Murdoch e seus competidores abusaram da manipulação, da construção da notícia, da censura da opinião alheia e da intimidação sistemática das vítimas dos assassinatos morais. Mas o ty­coon australiano não estava nem está só. Na Inglaterra e em outras partes do planeta, o poder que esconde seu nome não descansa em sua faina de produzir cadáveres.

Por essas e outras, foi dura a reação das famílias e dos indivíduos torturados no pau de arara dos grampos ilegais e dos homicídios morais. Reagiram com indignação aos comentários apaziguadores do peralvilho Cameron, mais uma vez imponente no papel de defensor dos patrões de Fleet Street. O Parlamento inglês mobiliza-se para ate­nuar os estragos e responder às exigências de 80% da população que concorda com os ofendidos.

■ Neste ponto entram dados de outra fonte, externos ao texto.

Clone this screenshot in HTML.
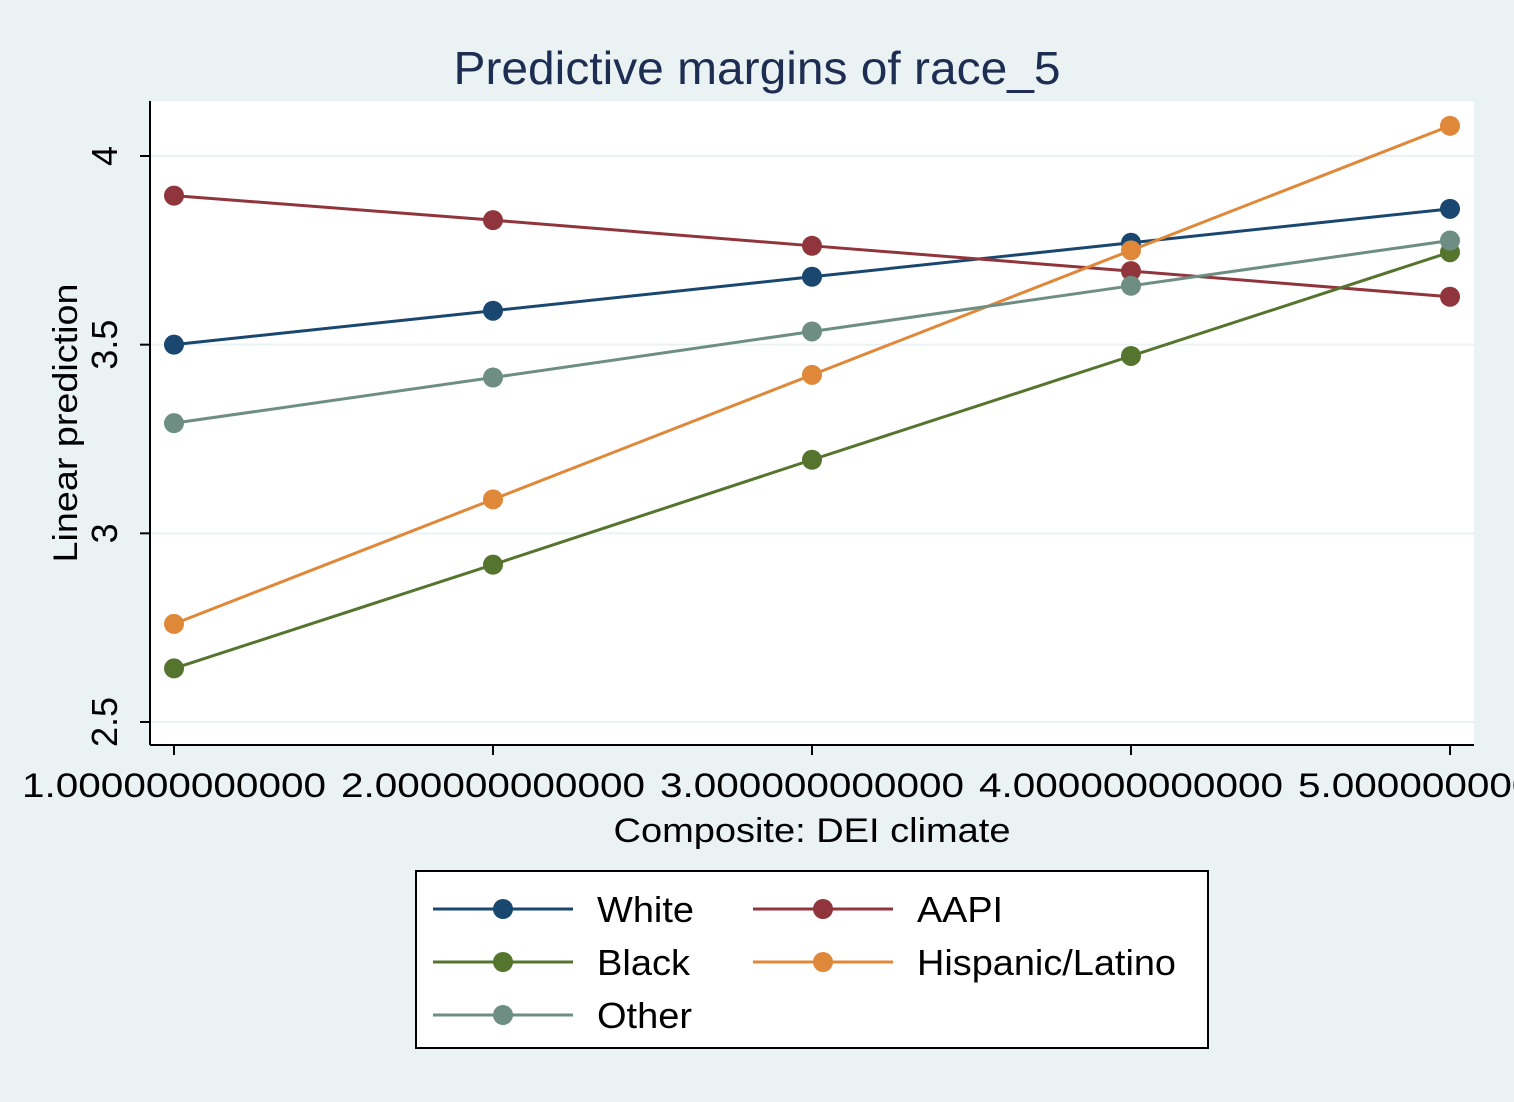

Acossada pela opinião pública, a secretária de Cultura, Maria Miller, tratou de convocar os editores dos principais jornais para reconstruir o ambiente regulatório da imprensa. Esse espaço é ocupado desde 1991 pela Press Complaints Comission, formada por representantes das empresas de comunicação. Um jornalista do Guardian sugeriu que essa forma de regulação poderia ser equiparada a um julgamento de crimes de estupro por um corpo de jurados composto por violadores contumazes.

É tragicamente curioso que os valores mais caros ao projeto da Ilustração, as liberdades de expressão e de opinião, tenham se transformado em instrumentos destinados a conter e cercear o objetivo maior da revolução das luzes: o avanço da autonomia do indivíduo. Não bastasse, os ímpetos plebiscitários colocam em risco o sistema de garantias destinado a proteger o cidadão das arbitrariedades do poder, público ou privado.

Sob a aparência da democracia ­plebiscitária e da justiça popular, perecem os direitos individuais, fundamentos da cidadania moderna, tais como construídos ao longo da ascensão liberal-burguesa e consolidados pelas duas revoluções dos séculos XVII e XVIII.